Either Morals are static or elastic, unchanging or always changing, real or illusory.
Which brings me to my point: Without a context of Moral Absolutes, stories can’t be logical or compelling. Think about it:
Even books that frame a godless, impersonal universe of moral relativity appeal to Absolutes to make their point.
Phillip Pullman’s His Dark Materials trilogy is a good example. Pullman is an avowed atheist whose series has been described as “a secular humanist narrative.” The author flatly said, “My books are about killing God.” He’s famously quoted as saying, that the Chronicles of Narnia “is one of the most ugly and poisonous things I’ve ever read,” and is also “blatantly racist”, “monumentally disparaging of women”, “immoral”, and “evil”
But even in Phillip Pullman’s universe there had to be an Enemy, Something Worth Fighting For, some Good to accomplish.
As Augustine said, Either there is REAL evil to fear or the fact that we fear what is not really evil, is EVIL. Take your pick.
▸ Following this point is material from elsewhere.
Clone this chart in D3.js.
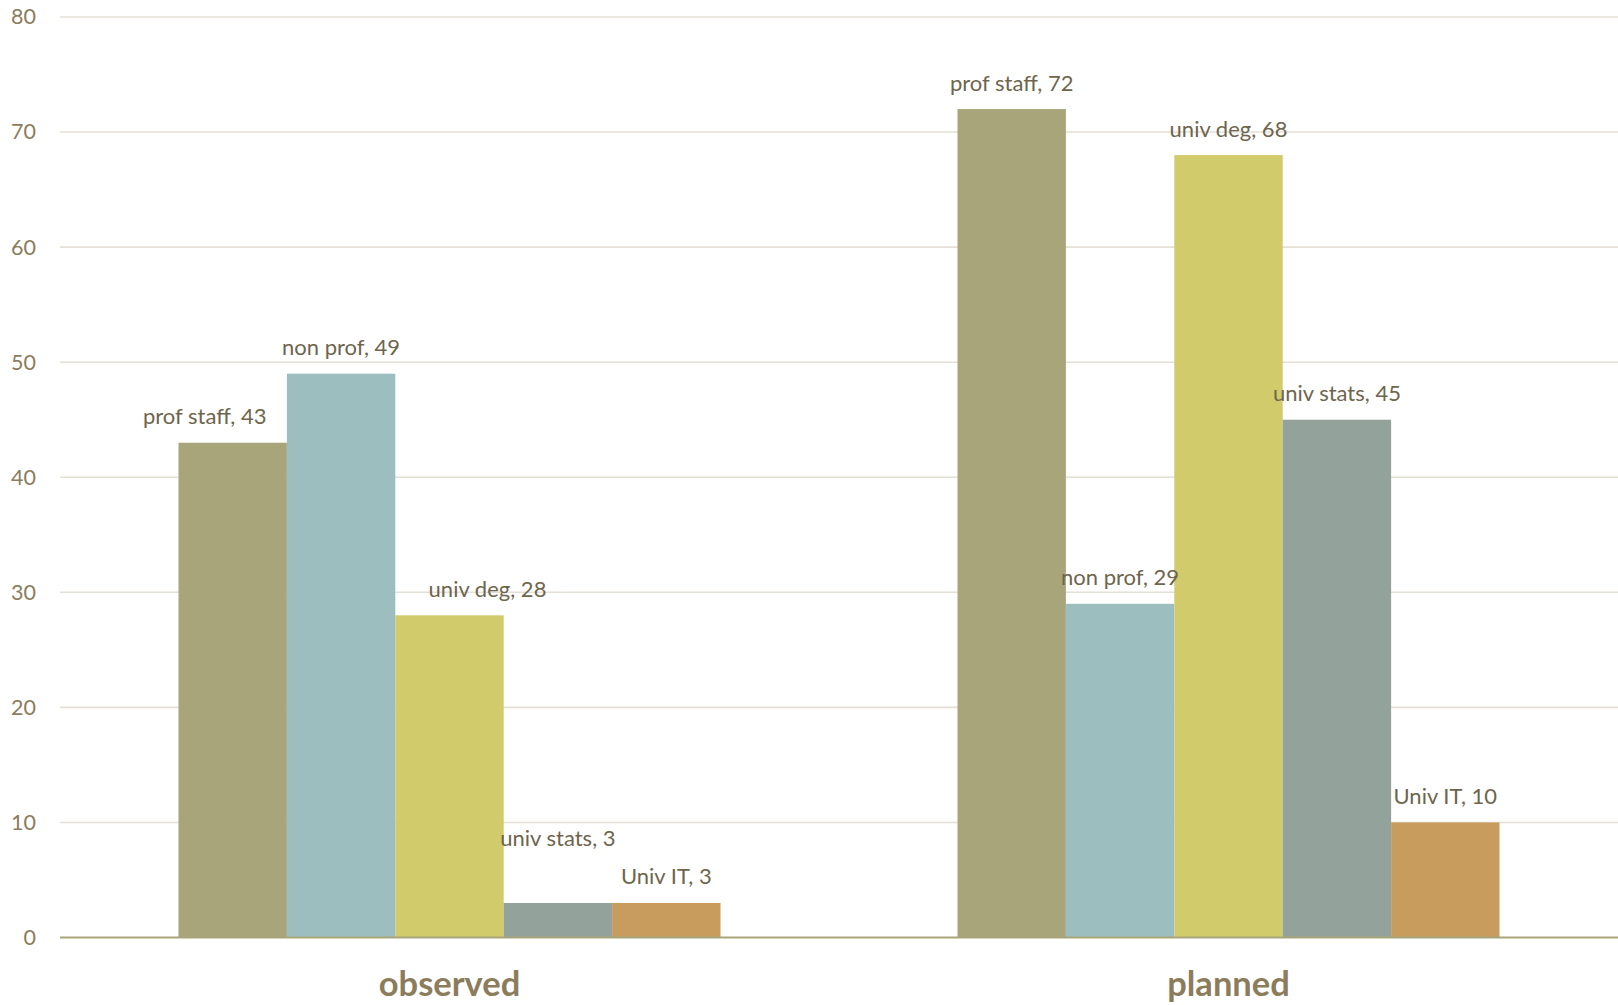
<!DOCTYPE html>
<html>
<head>
<meta charset="utf-8">
<script src="https://cdn.jsdelivr.net/npm/d3@7"></script>
<style>
  html, body { margin: 0; padding: 0; background: #ffffff; }
  svg { display: block; }
  text { font-family: Lato, "Open Sans", sans-serif; }
</style>
</head>
<body>
<svg id="chart" width="1618" height="1005"></svg>
<script>
// ---- data ----
const categories = ["observed", "planned"];
const seriesNames = ["prof staff", "non prof", "univ deg", "univ stats", "Univ IT"];
const observedValues = [43, 49, 28, 3, 3];
const plannedValues = [72, 29, 68, 45, 10];
const yTicks = [0, 10, 20, 30, 40, 50, 60, 70, 80];
const seriesColors = ["#a8a57b", "#9dbebe", "#d1cb6c", "#93a29a", "#c79c5d"];

// manual label nudges (pixels) for labels that Excel moved to avoid overlap
const labelNudges = {
  "observed|prof staff": [-28, 0],
  "observed|univ deg": [38, 0],
  "observed|univ stats": [0, -38]
};

const valuesByCategory = { observed: observedValues, planned: plannedValues };

const svg = d3.select("#chart");
const W = 1618, H = 1005;
const margin = { left: 60, right: 0, top: 17, bottom: H - 937.5 };

const x0 = d3.scaleBand().domain(categories).range([margin.left, W - margin.right]).paddingInner(0).paddingOuter(0);
const x1 = d3.scaleBand().domain(seriesNames).range([0, x0.bandwidth()]).paddingInner(0).paddingOuter(1.093);
const y = d3.scaleLinear().domain([0, 80]).range([H - margin.bottom, margin.top]);

// gridlines
svg.append("g")
  .selectAll("line")
  .data(yTicks.filter(t => t > 0))
  .join("line")
  .attr("x1", margin.left)
  .attr("x2", W)
  .attr("y1", d => y(d))
  .attr("y2", d => y(d))
  .attr("stroke", "#e5e0d5")
  .attr("stroke-width", 1.6);

// y axis labels
const yAxis = d3.axisLeft(y).tickValues(yTicks).tickSize(0).tickPadding(0);
const yg = svg.append("g").attr("transform", `translate(36,0)`).call(yAxis);
yg.select(".domain").remove();
yg.selectAll("text")
  .attr("fill", "#8a7d5c")
  .attr("font-size", 21.5)
  .attr("font-family", "Lato, 'Open Sans', sans-serif");

// bars
const rows = [];
categories.forEach(c => {
  seriesNames.forEach((s, i) => {
    rows.push({ cat: c, series: s, value: valuesByCategory[c][i], color: seriesColors[i] });
  });
});

svg.append("g")
  .selectAll("rect")
  .data(rows)
  .join("rect")
  .attr("x", d => x0(d.cat) + x1(d.series))
  .attr("width", x1.bandwidth())
  .attr("y", d => y(d.value))
  .attr("height", d => y(0) - y(d.value))
  .attr("fill", d => d.color);

// baseline axis
const xAxis = d3.axisBottom(x0).tickSize(0).tickPadding(0);
const xg = svg.append("g").attr("transform", `translate(0,${y(0)})`).call(xAxis);
xg.select(".domain").attr("stroke", "#a8a57b").attr("stroke-width", 2)
  .attr("d", `M${margin.left},0H${W}`);
xg.selectAll("text")
  .attr("y", 58)
  .attr("dy", null)
  .attr("fill", "#8b7d5b")
  .attr("font-size", 34.5)
  .attr("font-weight", "bold")
  .attr("font-family", "Lato, 'Open Sans', sans-serif");

// data labels
svg.append("g")
  .selectAll("text")
  .data(rows)
  .join("text")
  .attr("x", d => x0(d.cat) + x1(d.series) + x1.bandwidth() / 2 + (labelNudges[d.cat + "|" + d.series] || [0, 0])[0])
  .attr("y", d => y(d.value) - 18.5 + (labelNudges[d.cat + "|" + d.series] || [0, 0])[1])
  .attr("text-anchor", "middle")
  .attr("fill", "#6e654d")
  .attr("font-size", 22)
  .text(d => `${d.series}, ${d.value}`);
</script>
</body>
</html>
In like manner, either there is Real Evil to fight in Pullman’s worldview or the fact that he feels he must fight something is Really Evil. If Pullman’s book is about “killing God,” the question I ask is “Why should God die?” If it’s because He is evil, then you presuppose Good. If it’s because the existence of God is a lie, then you imply objective Truth.
Defeating God, the Church, or Christian belief becomes pointless unless defeating them is The Right Thing to Do. Which presupposes absolute Right and Wrong. Which appeals to a Judeo-Christian worldview.
So, yeah, without Moral Absolutes, your story sucks!